3. What does code coverage measure, and what's a good target?

Coverage measures the fraction of code (lines or branches) executed during the test run. It tells you what you forgot to test, not whether the tests are correct — you can hit 100% with assertion-free tests that prove nothing. I treat it as a floor: a sensible gate around 60–70% that’s never allowed to drop, rather than chasing a vanity number. The real review question is whether the right behaviour is asserted, not the percentage.

4. How do you stop broken code from being merged?

Branch protection on the main branch with the CI workflow set as a required status check. GitHub then disables the merge button until the check is green, so a failing pipeline physically blocks the merge. Combined with requiring a pull request and a review, no unreviewed or untested change can reach main — direct pushes are off.

5. What is a matrix build and when would you use one?

A matrix runs the same job multiple times across different inputs — typically several language versions or operating systems — in parallel, and all must pass. It’s the right tool for a library or CLI that must support many runtimes its users run. For a single application that deploys on one fixed version, a matrix just doubles CI minutes for no benefit, so I wouldn’t use one there.

6. Your CI tests pass locally but fail intermittently in the pipeline. Where do you look first?

Flakiness usually means a race or shared state. Top suspect with a database service container is a missing or too-short health check — tests start before Postgres accepts connections and fail with connection refused on some runs. Other causes: tests depending on each other’s data instead of a clean state per run, time or ordering assumptions, or relying on an external service. I’d reproduce by re-running the job, check the service health gate, and isolate state per test.

7. Why not just mock the database in tests — it's faster?
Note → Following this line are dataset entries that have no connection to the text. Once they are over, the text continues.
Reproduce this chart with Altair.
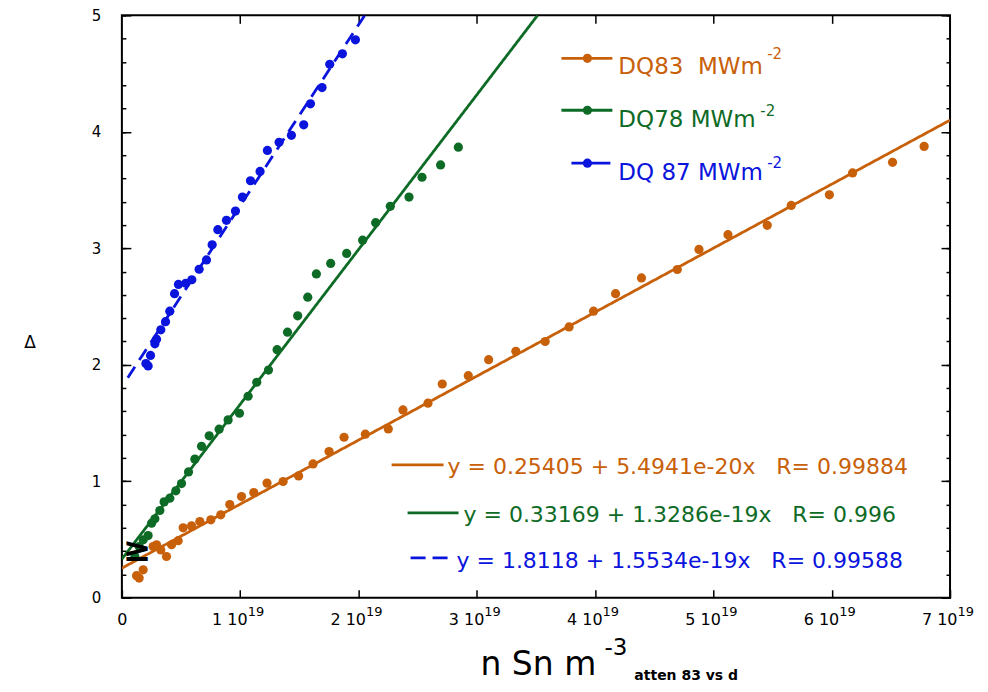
import altair as alt
import pandas as pd

FONT = "DejaVu Sans"
SERIES = ["DQ83", "DQ78", "DQ87"]
COLORS = ["#c8600a", "#0e6b26", "#0a14dc"]

# measured points (x in units of 1e19 m^-3)
dq83_x = [0.124, 0.146, 0.18, 0.264, 0.293, 0.329, 0.377, 0.42, 0.476, 0.518, 0.589, 0.659,
          0.752, 0.836, 0.912, 1.011, 1.115, 1.227, 1.363, 1.494, 1.616, 1.751, 1.878, 2.058,
          2.252, 2.376, 2.587, 2.708, 2.928, 3.10, 3.33, 3.578, 3.78, 3.987, 4.173, 4.392,
          4.695, 4.878, 5.123, 5.455, 5.658, 5.98, 6.176, 6.514, 6.781]
dq83_y = [0.189, 0.169, 0.24, 0.44, 0.455, 0.41, 0.354, 0.455, 0.49, 0.60, 0.617, 0.654,
          0.669, 0.712, 0.80, 0.869, 0.903, 0.984, 0.998, 1.046, 1.149, 1.255, 1.378, 1.404,
          1.449, 1.612, 1.67, 1.835, 1.906, 2.044, 2.116, 2.20, 2.325, 2.46, 2.61, 2.746,
          2.818, 2.99, 3.117, 3.197, 3.368, 3.459, 3.647, 3.738, 3.875]

dq78_x = [0.11, 0.146, 0.18, 0.222, 0.251, 0.279, 0.321, 0.357, 0.405, 0.456, 0.504, 0.563,
          0.617, 0.673, 0.738, 0.822, 0.898, 0.994, 1.067, 1.14, 1.239, 1.312, 1.40, 1.486,
          1.571, 1.644, 1.765, 1.90, 2.035, 2.145, 2.269, 2.427, 2.537, 2.694, 2.844]
dq78_y = [0.354, 0.44, 0.497, 0.534, 0.64, 0.678, 0.749, 0.823, 0.855, 0.918, 0.98, 1.08,
          1.19, 1.30, 1.39, 1.447, 1.527, 1.584, 1.73, 1.85, 1.955, 2.13, 2.28, 2.42,
          2.58, 2.78, 2.87, 2.956, 3.07, 3.22, 3.36, 3.44, 3.61, 3.716, 3.868]

dq87_x = [0.203, 0.222, 0.242, 0.279, 0.293, 0.329, 0.369, 0.405, 0.445, 0.478, 0.54, 0.591,
          0.653, 0.715, 0.763, 0.811, 0.884, 0.96, 1.019, 1.087, 1.168, 1.23, 1.329, 1.433,
          1.537, 1.594, 1.692, 1.757, 1.864, 1.974]
dq87_y = [2.01, 1.99, 2.08, 2.18, 2.22, 2.30, 2.37, 2.46, 2.61, 2.69, 2.70, 2.73,
          2.82, 2.90, 3.03, 3.16, 3.24, 3.32, 3.44, 3.58, 3.66, 3.84, 3.91, 3.97,
          4.06, 4.24, 4.38, 4.58, 4.67, 4.79]

# fit lines (from the equations printed on the chart)
fit_intercept = [0.25405, 0.33169, 1.8118]
fit_slope = [5.4941e-20, 1.3286e-19, 1.5534e-19]
fit_x_start = [0.0, 0.0, 0.05e19]
fit_x_end = [7.0e19, 3.514e19, 2.052e19]

legend_labels = ["DQ83  MWm", "DQ78 MWm", "DQ 87 MWm"]
legend_sup = ["-2", "-2", "-2"]
fit_labels = ["y = 0.25405 + 5.4941e-20x   R= 0.99884",
              "y = 0.33169 + 1.3286e-19x   R= 0.996",
              "y = 1.8118 + 1.5534e-19x   R= 0.99588"]

x_ticks = [0, 1e19, 2e19, 3e19, 4e19, 5e19, 6e19, 7e19]
y_major = [0, 1, 2, 3, 4, 5]
y_minor = [0, 0.2, 0.4, 0.6, 0.8, 1, 1.2, 1.4, 1.6, 1.8, 2, 2.2, 2.4, 2.6, 2.8, 3,
           3.2, 3.4, 3.6, 3.8, 4, 4.2, 4.4, 4.6, 4.8, 5]

# ---------- tables ----------
rows = []
for s, xs, ys in zip(SERIES, [dq83_x, dq78_x, dq87_x], [dq83_y, dq78_y, dq87_y]):
    for a, b in zip(xs, ys):
        rows.append({"series": s, "n": a * 1e19, "delta": b})
pts = pd.DataFrame(rows)

frows = []
for s, b0, m, xa, xb in zip(SERIES, fit_intercept, fit_slope, fit_x_start, fit_x_end):
    for xv in (xa, xb):
        frows.append({"series": s, "n": xv, "delta": b0 + m * xv})
fits = pd.DataFrame(frows)

W, H = 829, 583
xscale = alt.Scale(domain=[0, 7e19], nice=False, zero=False)
yscale = alt.Scale(domain=[0, 5], nice=False, zero=False)
color = alt.Color("series:N", scale=alt.Scale(domain=SERIES, range=COLORS), legend=None)
dash = alt.StrokeDash("series:N", scale=alt.Scale(domain=SERIES, range=[[1, 0], [1, 0], [13, 8]]),
                      legend=None)


def ax(orient, values, size, labels=False, **kw):
    return alt.Axis(orient=orient, values=values, tickSize=size, offset=-size, domain=False,
                    grid=False, title=None, labels=labels, ticks=True, tickColor="black",
                    tickWidth=1.5, **kw)


is0 = "datum.value == 0"
xlab = "datum.value == 0 ? '0' : format(datum.value / 1e19, 'd') + ' 10'"
xsup = "datum.value == 0 ? '' : '19'"

lines = alt.Chart(fits).mark_line(strokeWidth=2.8, clip=True).encode(
    x=alt.X("n:Q", scale=xscale,
            axis=ax("bottom", x_ticks, 8, labels=True, labelExpr=xlab, labelFont=FONT,
                    labelFontSize=16, labelPadding=14, labelColor="black", labelFlush=False,
                    labelOverlap=False,
                    labelAlign={"condition": {"test": is0, "value": "center"}, "value": "right"},
                    labelOffset={"condition": {"test": is0, "value": 0}, "value": 7})),
    y=alt.Y("delta:Q", scale=yscale,
            axis=ax("left", y_major, 9, labels=True, labelFont=FONT, labelFontSize=15,
                    labelPadding=21, labelColor="black")),
    color=color, strokeDash=dash, detail="series:N")

points = alt.Chart(pts).mark_circle(size=85, opacity=1).encode(
    x=alt.X("n:Q", scale=xscale, axis=ax("top", x_ticks[1:-1], 8)),
    y=alt.Y("delta:Q", scale=yscale, axis=ax("left", y_minor, 4)),
    color=color)

right_major = alt.Chart(fits).mark_line(opacity=0).encode(
    x=alt.X("n:Q", scale=xscale,
            axis=alt.Axis(orient="bottom", values=x_ticks, ticks=False, domain=False, grid=False,
                          title=None, labelExpr=xsup, labelFont=FONT, labelFontSize=13,
                          labelPadding=8, labelColor="black", labelAlign="left", labelOffset=7,
                          labelFlush=False, labelOverlap=False)),
    y=alt.Y("delta:Q", scale=yscale, axis=ax("right", y_major, 9)),
    detail="series:N")
right_minor = alt.Chart(fits).mark_line(opacity=0).encode(
    x=alt.X("n:Q", scale=xscale, axis=None),
    y=alt.Y("delta:Q", scale=yscale, axis=ax("right", y_minor, 4)),
    detail="series:N")


def one():
    return pd.DataFrame({"k": [0]})


def txt(s, x, y, size, col, weight="normal", align="left", baseline="alphabetic"):
    s = s.replace("  ", "\u00a0\u00a0")
    return alt.Chart(pd.DataFrame({"t": [s]})).mark_text(
        align=align, baseline=baseline, font=FONT, fontSize=size, color=col,
        fontWeight=weight).encode(x=alt.value(x), y=alt.value(y), text="t:N")


def rule(x1, x2, y, col, dsh=None):
    kw = {"strokeDash": dsh} if dsh else {}
    return alt.Chart(one()).mark_rule(color=col, strokeWidth=2.8, **kw).encode(
        x=alt.value(x1), x2=alt.value(x2), y=alt.value(y))


def dot(x, y, col):
    return alt.Chart(one()).mark_circle(size=85, opacity=1, color=col).encode(
        x=alt.value(x), y=alt.value(y))


ann = []
# legend (upper right)
leg_y = [43, 95, 148]
leg_base = [59, 112, 165]
leg_sup_base = [44, 101, 153]
leg_line = [(440, 491), (440, 491), (450, 489)]
leg_sup_x = [646, 639, 646]
for i in range(3):
    ann.append(rule(leg_line[i][0], leg_line[i][1], leg_y[i], COLORS[i]))
    ann.append(dot(466, leg_y[i], COLORS[i]))
    ann.append(txt(legend_labels[i], 497, leg_base[i], 23, COLORS[i]))
    ann.append(txt(legend_sup[i], leg_sup_x[i], leg_sup_base[i], 15, COLORS[i]))

# fit equations (lower right)
eq_line = [(270, 322, 450, None), (286, 337, 498, None), (289, 326, 543, [15, 7])]
eq_pos = [(326, 459), (342, 507), (335, 553)]
for i in range(3):
    x1, x2, yy, dd = eq_line[i]
    ann.append(rule(x1, x2, yy, COLORS[i], dd))
    ann.append(txt(fit_labels[i], eq_pos[i][0], eq_pos[i][1], 22, COLORS[i]))

# axis titles and small texts
ann.append(txt("\u0394", -92, 328, 17, "black", align="center", baseline="middle"))
ann.append(txt("n Sn m", 359, 660, 33, "black"))
ann.append(txt("-3", 483, 640, 23, "black"))
ann.append(txt("atten 83 vs d", 513, 665, 14, "black", weight="bold"))
ann.append(txt("\u2265", 15, 536, 34, "black", weight="bold", align="center", baseline="middle"))

chart = alt.layer(lines, points, right_major, right_minor, *ann).resolve_axis(
    x="independent", y="independent"
).properties(
    width=W, height=H,
    padding={"left": 114, "top": 7, "right": 30, "bottom": 86},
    autosize=alt.AutoSizeParams(type="none"),
    background="white",
).configure_view(stroke="black", strokeWidth=2)

chart.save("out.html", embed_options={"renderer": "svg", "actions": False})
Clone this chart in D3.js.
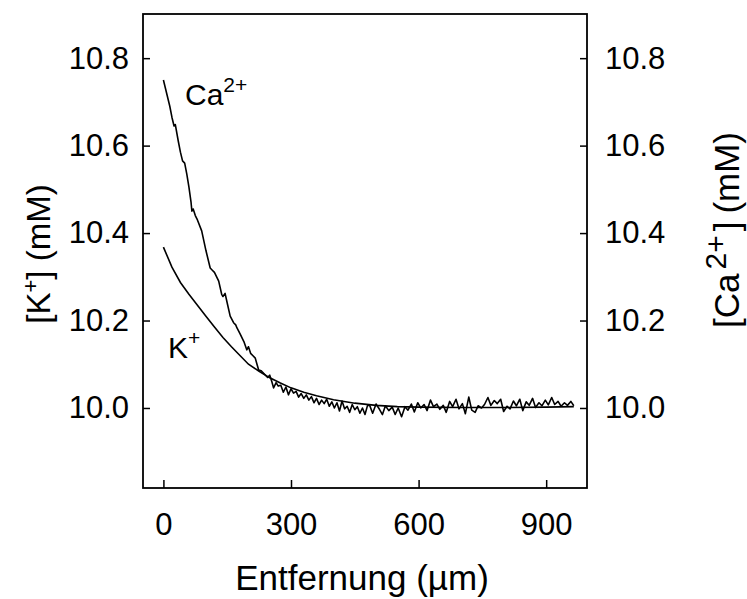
<!DOCTYPE html>
<html>
<head>
<meta charset="utf-8">
<script src="https://cdn.jsdelivr.net/npm/d3@7"></script>
<style>
  body { margin: 0; background: #fff; }
  text { font-family: "Liberation Sans", Arial, sans-serif; fill: #000; }
</style>
</head>
<body>
<svg id="svg-profile"></svg>
<script>
var width = 747,
    height = 599,
    margin = {left: 143, right: 160, top: 14, bottom: 111};

// distance (µm) and concentrations (mM)
var kDist = [0, 20, 40, 60, 80, 100, 120, 140, 160, 180, 200, 225, 250, 275, 300, 330, 360, 400, 450, 500, 550, 600, 700, 800, 900, 965];
var kConc = [10.368, 10.322, 10.287, 10.26, 10.235, 10.21, 10.185, 10.161, 10.14, 10.12, 10.1, 10.084, 10.069, 10.057, 10.046, 10.036, 10.028, 10.019, 10.011, 10.006, 10.003, 10.002, 10.001, 10.001, 10.002, 10.003];

var caDist = [0, 5, 10, 15, 20, 25, 28, 35, 40, 45,
  50, 55, 60, 65, 67, 70, 75, 80, 90, 100,
  110, 115, 120, 130, 137, 140, 145, 150, 157, 165,
  170, 173, 180, 190, 196, 200, 205, 210, 216, 220,
  224, 230, 239, 245, 250, 255,
  259, 265, 270, 276, 282, 288, 294, 300, 306, 312,
  318, 324, 330, 336, 342, 348, 354, 360, 366, 372,
  378, 384, 390, 396, 402, 408, 414, 420, 426, 432,
  438, 444, 450, 456, 462, 468, 474, 480,
  485, 492, 500, 508, 515, 522, 530, 538, 545, 552,
  560, 568, 575, 583, 590, 598, 605, 613, 620, 628,
  635, 643, 650, 658, 665, 673, 680, 688, 695, 703,
  710, 718, 725, 733, 740, 748, 755, 763, 770, 778,
  785, 793, 800, 808, 815, 823, 830, 838, 845, 853,
  860, 868, 875, 883, 890, 898, 905, 913, 920, 928,
  935, 943, 950, 958, 965];
var caConc = [10.75, 10.73, 10.71, 10.69, 10.665, 10.645, 10.648, 10.61, 10.585, 10.565,
  10.56, 10.535, 10.505, 10.47, 10.45, 10.455, 10.44, 10.43, 10.405, 10.36,
  10.32, 10.315, 10.31, 10.29, 10.26, 10.255, 10.262, 10.24, 10.21, 10.195,
  10.19, 10.183, 10.17, 10.15, 10.133, 10.14, 10.125, 10.12, 10.114, 10.1,
  10.087, 10.085, 10.076, 10.07, 10.075, 10.06,
  10.046, 10.058, 10.05, 10.052, 10.036, 10.048, 10.03, 10.044, 10.034, 10.038,
  10.025, 10.033, 10.022, 10.03, 10.018, 10.026, 10.012, 10.022, 10.008, 10.018,
  10.01, 10.02, 10.004, 10.014, 10.0, 10.012, 9.993, 10.016, 9.998, 10.004,
  9.99, 10.008, 9.996, 10.003, 9.988, 10.0, 9.985, 10.006,
  10.006, 9.988, 10.009, 9.997, 9.985, 10.005, 9.994, 10.002, 9.985, 10.0,
  9.98, 10.003, 9.995, 10.009, 9.991, 10.012, 10.0, 10.008, 9.994, 10.018,
  10.003, 10.009, 9.997, 10.006, 9.99, 10.015, 10.003, 10.02, 9.998, 10.01,
  9.987, 10.025, 9.995, 9.99, 10.005, 10.0, 10.008, 10.024, 10.006, 10.017,
  10.01, 10.02, 9.992, 10.004, 9.998, 10.016, 10.005, 10.02, 9.994, 10.014,
  10.006, 10.022, 10.001, 10.012, 10.005, 10.018, 10.007, 10.024, 10.008, 10.015,
  10.004, 10.012, 10.006, 10.015, 10.005];

var xTicks = [0, 300, 600, 900];
var yTicks = [10.0, 10.2, 10.4, 10.6, 10.8];

var x = d3.scaleLinear().domain([-48, 996]).range([margin.left, width - margin.right]),
    y = d3.scaleLinear().domain([9.817, 10.901]).range([height - margin.bottom, margin.top]);

var svg = d3.select('#svg-profile')
  .attr('width', width)
  .attr('height', height);

var line = d3.line()
  .x(function(d) { return x(d[0]); })
  .y(function(d) { return y(d[1]); });

function drawAxes() {
  svg.append('g')
    .attr('transform', 'translate(' + margin.left + ',0)')
    .call(d3.axisLeft(y).tickValues(yTicks).tickFormat(d3.format('.1f'))
      .tickSizeInner(-7).tickSizeOuter(0).tickPadding(14));

  svg.append('g')
    .attr('transform', 'translate(' + (width - margin.right) + ',0)')
    .call(d3.axisRight(y).tickValues(yTicks).tickFormat(d3.format('.1f'))
      .tickSizeInner(-7).tickSizeOuter(0).tickPadding(18));

  svg.append('g')
    .attr('transform', 'translate(0,' + (height - margin.bottom) + ')')
    .call(d3.axisBottom(x).tickValues(xTicks)
      .tickSizeInner(-8).tickSizeOuter(0).tickPadding(25));

  svg.selectAll('.tick text').style('font-size', '31px');
  svg.selectAll('.domain').remove();
  svg.selectAll('.tick line').attr('stroke', '#000').attr('stroke-width', 1.5);

  // frame
  svg.append('rect')
    .attr('x', margin.left)
    .attr('y', margin.top)
    .attr('width', width - margin.left - margin.right)
    .attr('height', height - margin.top - margin.bottom)
    .attr('fill', 'none')
    .attr('stroke', '#000')
    .attr('stroke-width', 1.8);
}

function drawCurves() {
  svg.append('path')
    .datum(d3.zip(kDist, kConc))
    .attr('d', line)
    .attr('fill', 'none')
    .attr('stroke', '#000')
    .attr('stroke-width', 1.6);

  svg.append('path')
    .datum(d3.zip(caDist, caConc))
    .attr('d', line)
    .attr('fill', 'none')
    .attr('stroke', '#000')
    .attr('stroke-width', 1.6)
    .attr('stroke-linejoin', 'round');
}

function drawLabels() {
  svg.append('text')
    .attr('x', 362).attr('y', 590)
    .attr('text-anchor', 'middle')
    .style('font-size', '35px')
    .text('Entfernung (µm)');

  var kl = svg.append('text')
    .attr('transform', 'translate(50,254) rotate(-90)')
    .attr('text-anchor', 'middle')
    .style('font-size', '33px');
  kl.append('tspan').text('[K');
  kl.append('tspan').attr('dy', -12).style('font-size', '22px').text('+');
  kl.append('tspan').attr('dy', 12).text('] (mM)');

  var cl = svg.append('text')
    .attr('transform', 'translate(739,230) rotate(-90)')
    .attr('text-anchor', 'middle')
    .style('font-size', '35px');
  cl.append('tspan').text('[Ca');
  cl.append('tspan').attr('dx', 4).attr('dy', -13).style('font-size', '30px').text('2+');
  cl.append('tspan').attr('dx', 4).attr('dy', 13).text(']');
  cl.append('tspan').attr('dx', 8).text('(mM)');

  var ca = svg.append('text')
    .attr('x', 185).attr('y', 105)
    .style('font-size', '30px');
  ca.append('tspan').text('Ca');
  ca.append('tspan').attr('dy', -13).style('font-size', '21px').text('2+');

  var k = svg.append('text')
    .attr('x', 168).attr('y', 358)
    .style('font-size', '30px');
  k.append('tspan').text('K');
  k.append('tspan').attr('dy', -13).style('font-size', '21px').text('+');
}

drawAxes();
drawCurves();
drawLabels();
</script>
</body>
</html>
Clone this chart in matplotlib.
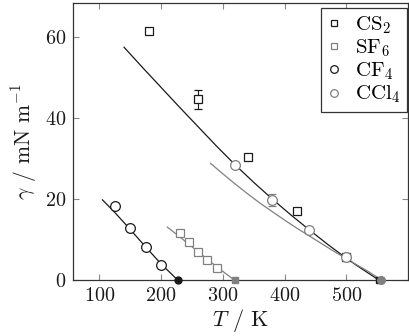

Speed isn’t free here. Mocking the database tests only that my Java called the repository — it never verifies the SQL is valid, that constraints fire, that types behave, or that transactions roll back correctly. Those are exactly the bugs that reach production. Service containers make a real database cheap enough in CI that I don’t have to trade away that verification. I mock slow external dependencies I don’t control, not my own database.

Where to Practice

ResourceWhat to doHow long
docs.github.com (Actions → service containers)Read the “Creating PostgreSQL service containers” guide alongside your own test.yml30 min
docs.github.com (branch protection rules)Read “About protected branches” and set up one required check on a test repo20 min
postgresql.org/docs (server programs → pg_isready)Read what pg_isready reports — it’s the exact command your health check runs10 min

Check Yourself

  1. What is a service container, and why does each CI run get a clean database from it?
  2. Why does the service block need a health check, and what breaks without it?
  3. Name one bug a real-Postgres integration test catches that a mocked-repository test cannot.
  4. What does a JaCoCo coverage gate do, and why is “100% coverage” not the goal?
  5. What makes a red status check actually block a merge?
  6. When is a version matrix build worth the extra CI minutes, and when is it waste?
  7. Which Spring properties did the workflow set via env to point tests at the container, and why pass them as env vars rather than hardcoding?
Answers
  1. An extra container Actions starts alongside the job (e.g. postgres:16), exposed on localhost for the job’s lifetime and destroyed at the end. Because it’s created fresh per run, every run starts from an empty, identical database — which is what makes tests repeatable.
  2. The container reports “started” before Postgres can accept connections; the health check (pg_isready) makes the job wait until it’s actually ready. Without it, the test step races ahead and fails intermittently with connection refused — a flaky pipeline.
  3. Any of: invalid SQL in a JPA query, a unique/foreign-key constraint firing, type/precision behaviour on a BIGINT paise column, or transaction rollback on failure. Mocks return canned data and never touch SQL, so none of these surface.
  4. It fails the build when coverage drops below a set minimum (e.g. 70% line coverage), catching whole areas shipped untested. 100% isn’t the goal because coverage measures lines run, not results asserted — you can have full coverage with tests that verify nothing.
  5. Branch protection on the target branch marking the workflow a required status check. GitHub then disables the merge button until the check passes.
  6. Worth it for a library/tool that must support multiple runtimes (Java 17 and 21, several OSes) its users actually run. Waste for a single application that deploys on one fixed version — it just doubles minutes.
  7. SPRING_DATASOURCE_URL, SPRING_DATASOURCE_USERNAME, SPRING_DATASOURCE_PASSWORD. As env vars they stay out of the committed config, can differ per environment, and (for real secrets) come from GitHub Secrets rather than the repo.

Explain it out loud: Explain to an empty chair why a pipeline that only runs mvn compile gives a checkmark you can’t trust, and walk through exactly what you’d add — a Postgres service container with a health check, an integration test that hits it, a coverage gate, and a required status check — so the green checkmark finally means “safe to merge.”

Why AI Can’t Do This For You

AI will generate a workflow YAML with a Postgres service container in seconds — and it’ll often hand you one without the health check, or with a coverage gate set to a number that means nothing for your codebase. It can’t see that your integration test is silently passing on mocks, that your “100% coverage” suite asserts nothing, or that the flaky run last night was a race against an unready database. Those are read-the-evidence judgments made against your repo.

The skill is deciding what to test against the real database, where the coverage floor should sit so it catches regressions without becoming theatre, and which checks deserve to block a merge. That judgment comes from wiring it yourself, watching a gate catch real untested code, and debugging your own flaky run — not from a prompt that produces plausible YAML.